• _SET EXERCISE_
Using the data below, copy every line that contains the word "chart".
## Begin INFORMATION SUPPLIED
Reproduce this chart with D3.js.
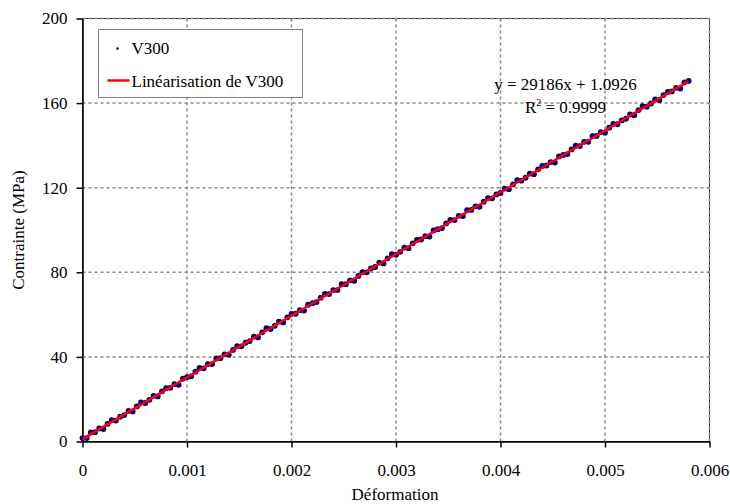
<!DOCTYPE html>
<html>
<head>
<meta charset="utf-8">
<script src="https://cdn.jsdelivr.net/npm/d3@7"></script>
<style>
    body { margin: 0; background: #fff; }
    svg text { font-family: "Times New Roman", "Liberation Serif", Times, "DejaVu Serif", serif !important; fill: #000; }
</style>
</head>
<body>
<div id="chart"></div>
<script>
// Measured points (déformation, contrainte en MPa)
const strain = [
    0, 0.00004, 0.00008, 0.00012, 0.00016, 0.0002, 0.00024, 0.00028, 0.00032, 0.00036,
    0.0004, 0.00044, 0.00048, 0.00052, 0.00056, 0.0006, 0.00064, 0.00068, 0.00072, 0.00076,
    0.0008, 0.00084, 0.00088, 0.00092, 0.00096, 0.001, 0.00104, 0.00108, 0.00112, 0.00116,
    0.0012, 0.00124, 0.00128, 0.00132, 0.00136, 0.0014, 0.00144, 0.00148, 0.00152, 0.00156,
    0.0016, 0.00164, 0.00168, 0.00172, 0.00176, 0.0018, 0.00184, 0.00188, 0.00192, 0.00196,
    0.002, 0.00204, 0.00208, 0.00212, 0.00216, 0.0022, 0.00224, 0.00228, 0.00232, 0.00236,
    0.0024, 0.00244, 0.00248, 0.00252, 0.00256, 0.0026, 0.00264, 0.00268, 0.00272, 0.00276,
    0.0028, 0.00284, 0.00288, 0.00292, 0.00296, 0.003, 0.00304, 0.00308, 0.00312, 0.00316,
    0.0032, 0.00324, 0.00328, 0.00332, 0.00336, 0.0034, 0.00344, 0.00348, 0.00352, 0.00356,
    0.0036, 0.00364, 0.00368, 0.00372, 0.00376, 0.0038, 0.00384, 0.00388, 0.00392, 0.00396,
    0.004, 0.00404, 0.00408, 0.00412, 0.00416, 0.0042, 0.00424, 0.00428, 0.00432, 0.00436,
    0.0044, 0.00444, 0.00448, 0.00452, 0.00456, 0.0046, 0.00464, 0.00468, 0.00472, 0.00476,
    0.0048, 0.00484, 0.00488, 0.00492, 0.00496, 0.005, 0.00504, 0.00508, 0.00512, 0.00516,
    0.0052, 0.00524, 0.00528, 0.00532, 0.00536, 0.0054, 0.00544, 0.00548, 0.00552, 0.00556,
    0.0056, 0.00564, 0.00568, 0.00572, 0.00576, 0.0058
];
const stress = [
    1.6, 1.6, 4.3, 4.4, 6.2, 5.9, 8.3, 10.1, 9.9, 11.7,
    12.5, 14.5, 14.2, 16.6, 18.5, 18.2, 19.7, 21.6, 21.3, 23.7,
    25.2, 25.4, 27.1, 26.8, 29.7, 30.4, 30.8, 33.0, 34.8, 34.6,
    36.6, 36.6, 39.3, 39.4, 41.2, 41.0, 43.3, 45.1, 45.0, 46.7,
    47.5, 49.6, 49.2, 51.6, 53.6, 53.2, 54.7, 56.7, 56.3, 58.7,
    60.3, 60.4, 62.1, 61.9, 64.7, 65.4, 65.9, 68.0, 69.8, 69.7,
    71.6, 71.6, 74.4, 74.4, 76.2, 76.0, 78.3, 80.1, 80.0, 81.8,
    82.5, 84.6, 84.2, 86.6, 88.6, 88.3, 89.7, 91.7, 91.4, 93.7,
    95.3, 95.5, 97.1, 96.9, 99.8, 100.4, 100.9, 103.1, 104.8, 104.7,
    106.7, 106.6, 109.4, 109.5, 111.2, 111.0, 113.4, 115.1, 115.0, 116.8,
    117.5, 119.6, 119.3, 121.6, 123.6, 123.3, 124.7, 126.7, 126.4, 128.7,
    130.3, 130.5, 132.1, 131.9, 134.8, 135.5, 135.9, 138.1, 139.9, 139.7,
    141.7, 141.7, 144.4, 144.5, 146.3, 146.0, 148.4, 150.2, 150.0, 151.8,
    152.6, 154.6, 154.3, 156.7, 158.6, 158.3, 159.8, 161.7, 161.4, 163.8,
    165.3, 165.5, 167.2, 166.9, 169.8, 170.5
];

// Linear fit end points (y = 29186x + 1.0926)
const fitStrain = [0, 0.0058];
const fitStress = [1.0926, 170.37];

const xTicks = [0, 0.001, 0.002, 0.003, 0.004, 0.005, 0.006];
const yTicks = [0, 40, 80, 120, 160, 200];

const W = 730, H = 504;
const margin = {top: 18.5, right: 20.5, bottom: 62.5, left: 82.5};
const width = W - margin.left - margin.right;
const height = H - margin.top - margin.bottom;
const serif = '"Times New Roman", "Liberation Serif", "DejaVu Serif", serif';

const svg = d3.select('#chart')
    .append('svg')
    .attr('width', W)
    .attr('height', H)
    .attr('font-family', serif);

const g = svg.append('g')
    .attr('transform', `translate(${margin.left}, ${margin.top})`);

const x = d3.scaleLinear().domain([0, 0.006]).range([0, width]);
const y = d3.scaleLinear().domain([0, 200]).range([height, 0]);

// plot frame
g.append('rect')
    .attr('width', width)
    .attr('height', height)
    .attr('fill', 'none')
    .attr('stroke', '#333')
    .attr('stroke-width', 1);

// dashed grid
g.append('g')
    .selectAll('line')
    .data(xTicks.slice(1))
    .join('line')
    .attr('x1', d => x(d)).attr('x2', d => x(d))
    .attr('y1', 0).attr('y2', height)
    .attr('stroke', '#888')
    .attr('stroke-width', 1.5)
    .attr('stroke-dasharray', '3,3');

g.append('g')
    .selectAll('line')
    .data(yTicks.slice(1))
    .join('line')
    .attr('x1', 0).attr('x2', width)
    .attr('y1', d => y(d)).attr('y2', d => y(d))
    .attr('stroke', '#888')
    .attr('stroke-width', 1.5)
    .attr('stroke-dasharray', '3,3');

// axes
const fmtX = d => d === 0 ? '0' : d3.format('.3f')(d);
const xAxis = g.append('g')
    .attr('transform', `translate(0, ${height})`)
    .call(d3.axisBottom(x).tickValues(xTicks).tickFormat(fmtX).tickSize(6).tickSizeOuter(0).tickPadding(16));
const yAxis = g.append('g')
    .call(d3.axisLeft(y).tickValues(yTicks).tickFormat(d3.format('d')).tickSize(6).tickSizeOuter(0).tickPadding(9));

[xAxis, yAxis].forEach(a => {
    a.attr('font-family', serif).attr('font-size', 17);
    a.select('.domain').attr('stroke', '#000').attr('stroke-width', 1.5);
    a.selectAll('.tick line').attr('stroke', '#000').attr('stroke-width', 1.5);
    a.selectAll('.tick text').attr('fill', '#000');
});

// data points
const points = strain.map((s, i) => ({s: s, c: stress[i]}));
g.append('g')
    .selectAll('circle')
    .data(points)
    .join('circle')
    .attr('cx', d => x(d.s))
    .attr('cy', d => y(d.c))
    .attr('r', 2.9)
    .attr('fill', '#000080');

// fit line
const line = d3.line()
    .x(d => x(d[0]))
    .y(d => y(d[1]));
g.append('path')
    .datum(fitStrain.map((s, i) => [s, fitStress[i]]))
    .attr('d', line)
    .attr('fill', 'none')
    .attr('stroke', '#ff0000')
    .attr('stroke-width', 2.5);

// equation
g.append('text')
    .attr('x', 565.5 - margin.left)
    .attr('y', 90 - margin.top)
    .attr('text-anchor', 'middle')
    .attr('font-size', 17)
    .text('y = 29186x + 1.0926');
const r2 = g.append('text')
    .attr('x', 565.5 - margin.left)
    .attr('y', 113 - margin.top)
    .attr('text-anchor', 'middle')
    .attr('font-size', 17);
r2.append('tspan').text('R');
r2.append('tspan').attr('dy', -7).attr('font-size', 10).text('2');
r2.append('tspan').attr('dy', 7).text(' = 0.9999');

// legend
const lg = svg.append('g').attr('transform', 'translate(98.5, 29.5)');
lg.append('rect')
    .attr('width', 204)
    .attr('height', 68)
    .attr('fill', '#fff')
    .attr('stroke', '#808080')
    .attr('stroke-width', 1);
lg.append('circle')
    .attr('cx', 19).attr('cy', 19)
    .attr('r', 1.3)
    .attr('fill', '#000080');
lg.append('text')
    .attr('x', 33).attr('y', 24)
    .attr('font-size', 17)
    .text('V300');
lg.append('line')
    .attr('x1', 9).attr('x2', 31)
    .attr('y1', 51).attr('y2', 51)
    .attr('stroke', '#ff0000')
    .attr('stroke-width', 2.5);
lg.append('text')
    .attr('x', 33).attr('y', 57)
    .attr('font-size', 17)
    .text('Linéarisation de V300');

// axis titles
svg.append('text')
    .attr('transform', 'translate(24, 230) rotate(-90)')
    .attr('text-anchor', 'middle')
    .attr('font-size', 17)
    .text('Contrainte (MPa)');
svg.append('text')
    .attr('x', 395)
    .attr('y', 500)
    .attr('text-anchor', 'middle')
    .attr('font-size', 17)
    .text('Déformation');
</script>
</body>
</html>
## End INFORMATION SUPPLIED
• _ANSWER FOR THE TASK_
Reproduce this chart with D3.js.
<div id="chart"></div>
const svg = d3.select('#chart')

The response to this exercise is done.